• _STATED PROBLEM_:
Emit the data below verbatim, stripping out any pictures.

• _INFORMATION PROVIDED_:
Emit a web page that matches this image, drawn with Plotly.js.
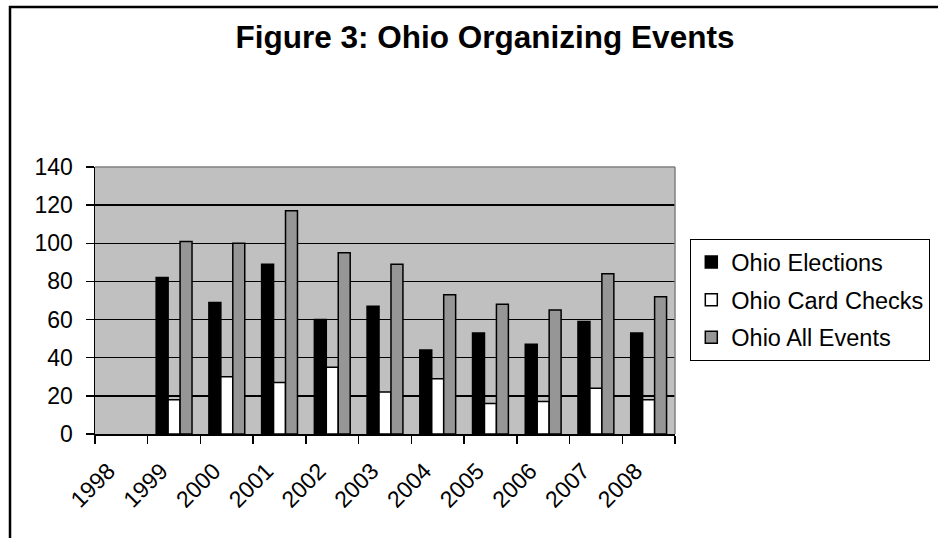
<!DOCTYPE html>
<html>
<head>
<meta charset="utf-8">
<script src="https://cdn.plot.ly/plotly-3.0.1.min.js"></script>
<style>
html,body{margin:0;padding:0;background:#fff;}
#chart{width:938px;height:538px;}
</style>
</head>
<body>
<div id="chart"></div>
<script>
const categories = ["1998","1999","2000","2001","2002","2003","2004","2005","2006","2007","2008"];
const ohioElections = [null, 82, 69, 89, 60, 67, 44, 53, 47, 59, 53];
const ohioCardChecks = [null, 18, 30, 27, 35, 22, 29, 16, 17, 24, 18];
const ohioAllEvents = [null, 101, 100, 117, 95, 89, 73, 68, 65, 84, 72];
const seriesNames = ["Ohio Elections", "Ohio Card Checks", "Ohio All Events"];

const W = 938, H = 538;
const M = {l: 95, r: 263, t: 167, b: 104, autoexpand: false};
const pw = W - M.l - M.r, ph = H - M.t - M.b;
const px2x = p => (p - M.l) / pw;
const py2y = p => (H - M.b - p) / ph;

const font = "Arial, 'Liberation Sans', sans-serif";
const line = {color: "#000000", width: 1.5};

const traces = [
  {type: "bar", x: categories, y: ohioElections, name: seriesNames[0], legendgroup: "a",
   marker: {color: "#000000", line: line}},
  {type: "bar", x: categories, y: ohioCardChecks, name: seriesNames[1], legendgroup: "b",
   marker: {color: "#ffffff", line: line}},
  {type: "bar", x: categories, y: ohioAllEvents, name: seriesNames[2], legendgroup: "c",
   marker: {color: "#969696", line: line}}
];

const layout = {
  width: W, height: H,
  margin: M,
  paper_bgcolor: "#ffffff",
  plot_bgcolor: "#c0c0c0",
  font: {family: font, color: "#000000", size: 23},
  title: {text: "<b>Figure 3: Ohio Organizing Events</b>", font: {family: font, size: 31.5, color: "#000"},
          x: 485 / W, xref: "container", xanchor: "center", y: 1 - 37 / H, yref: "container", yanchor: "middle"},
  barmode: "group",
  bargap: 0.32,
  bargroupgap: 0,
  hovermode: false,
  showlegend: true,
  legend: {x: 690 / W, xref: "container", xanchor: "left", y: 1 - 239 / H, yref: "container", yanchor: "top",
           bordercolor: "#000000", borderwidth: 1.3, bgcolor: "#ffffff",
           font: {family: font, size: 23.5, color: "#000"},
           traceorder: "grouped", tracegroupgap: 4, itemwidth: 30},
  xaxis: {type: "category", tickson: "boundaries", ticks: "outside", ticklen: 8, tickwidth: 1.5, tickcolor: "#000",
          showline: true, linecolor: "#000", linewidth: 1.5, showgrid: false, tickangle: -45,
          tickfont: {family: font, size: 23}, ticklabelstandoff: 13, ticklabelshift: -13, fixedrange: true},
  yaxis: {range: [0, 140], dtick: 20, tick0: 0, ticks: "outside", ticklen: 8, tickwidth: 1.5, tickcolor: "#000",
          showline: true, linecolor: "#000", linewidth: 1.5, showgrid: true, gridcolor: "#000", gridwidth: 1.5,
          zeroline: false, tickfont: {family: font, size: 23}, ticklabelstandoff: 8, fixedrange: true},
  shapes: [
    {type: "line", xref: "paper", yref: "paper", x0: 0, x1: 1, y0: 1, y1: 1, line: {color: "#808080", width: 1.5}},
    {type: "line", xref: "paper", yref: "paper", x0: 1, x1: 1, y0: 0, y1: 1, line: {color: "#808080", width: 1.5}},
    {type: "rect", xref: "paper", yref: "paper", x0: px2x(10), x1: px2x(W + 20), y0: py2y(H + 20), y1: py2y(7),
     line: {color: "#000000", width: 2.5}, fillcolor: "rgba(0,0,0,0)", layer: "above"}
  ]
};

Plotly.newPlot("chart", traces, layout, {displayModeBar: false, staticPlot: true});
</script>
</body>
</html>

• _REPLY TO THE TASK_:
Emit a web page that matches this image, drawn with Plotly.js.
<!DOCTYPE html>
<html>
<head>
<meta charset="utf-8">
<script src="https://cdn.plot.ly/plotly-3.0.1.min.js"></script>
<style>
html,body{margin:0;padding:0;background:#fff;}
#chart{width:938px;height:538px;}
</style>
</head>
<body>
<div id="chart"></div>
<script>
const categories = ["1998","1999","2000","2001","2002","2003","2004","2005","2006","2007","2008"];
const ohioElections = [null, 82, 69, 89, 60, 67, 44, 53, 47, 59, 53];
const ohioCardChecks = [null, 18, 30, 27, 35, 22, 29, 16, 17, 24, 18];
const ohioAllEvents = [null, 101, 100, 117, 95, 89, 73, 68, 65, 84, 72];
const seriesNames = ["Ohio Elections", "Ohio Card Checks", "Ohio All Events"];

const W = 938, H = 538;
const M = {l: 95, r: 263, t: 167, b: 104, autoexpand: false};
const pw = W - M.l - M.r, ph = H - M.t - M.b;
const px2x = p => (p - M.l) / pw;
const py2y = p => (H - M.b - p) / ph;

const font = "Arial, 'Liberation Sans', sans-serif";
const line = {color: "#000000", width: 1.5};

const traces = [
  {type: "bar", x: categories, y: ohioElections, name: seriesNames[0], legendgroup: "a",
   marker: {color: "#000000", line: line}},
  {type: "bar", x: categories, y: ohioCardChecks, name: seriesNames[1], legendgroup: "b",
   marker: {color: "#ffffff", line: line}},
  {type: "bar", x: categories, y: ohioAllEvents, name: seriesNames[2], legendgroup: "c",
   marker: {color: "#969696", line: line}}
];

const layout = {
  width: W, height: H,
  margin: M,
  paper_bgcolor: "#ffffff",
  plot_bgcolor: "#c0c0c0",
  font: {family: font, color: "#000000", size: 23},
  title: {text: "<b>Figure 3: Ohio Organizing Events</b>", font: {family: font, size: 31.5, color: "#000"},
          x: 485 / W, xref: "container", xanchor: "center", y: 1 - 37 / H, yref: "container", yanchor: "middle"},
  barmode: "group",
  bargap: 0.32,
  bargroupgap: 0,
  hovermode: false,
  showlegend: true,
  legend: {x: 690 / W, xref: "container", xanchor: "left", y: 1 - 239 / H, yref: "container", yanchor: "top",
           bordercolor: "#000000", borderwidth: 1.3, bgcolor: "#ffffff",
           font: {family: font, size: 23.5, color: "#000"},
           traceorder: "grouped", tracegroupgap: 4, itemwidth: 30},
  xaxis: {type: "category", tickson: "boundaries", ticks: "outside", ticklen: 8, tickwidth: 1.5, tickcolor: "#000",
          showline: true, linecolor: "#000", linewidth: 1.5, showgrid: false, tickangle: -45,
          tickfont: {family: font, size: 23}, ticklabelstandoff: 13, ticklabelshift: -13, fixedrange: true},
  yaxis: {range: [0, 140], dtick: 20, tick0: 0, ticks: "outside", ticklen: 8, tickwidth: 1.5, tickcolor: "#000",
          showline: true, linecolor: "#000", linewidth: 1.5, showgrid: true, gridcolor: "#000", gridwidth: 1.5,
          zeroline: false, tickfont: {family: font, size: 23}, ticklabelstandoff: 8, fixedrange: true},
  shapes: [
    {type: "line", xref: "paper", yref: "paper", x0: 0, x1: 1, y0: 1, y1: 1, line: {color: "#808080", width: 1.5}},
    {type: "line", xref: "paper", yref: "paper", x0: 1, x1: 1, y0: 0, y1: 1, line: {color: "#808080", width: 1.5}},
    {type: "rect", xref: "paper", yref: "paper", x0: px2x(10), x1: px2x(W + 20), y0: py2y(H + 20), y1: py2y(7),
     line: {color: "#000000", width: 2.5}, fillcolor: "rgba(0,0,0,0)", layer: "above"}
  ]
};

Plotly.newPlot("chart", traces, layout, {displayModeBar: false, staticPlot: true});
</script>
</body>
</html>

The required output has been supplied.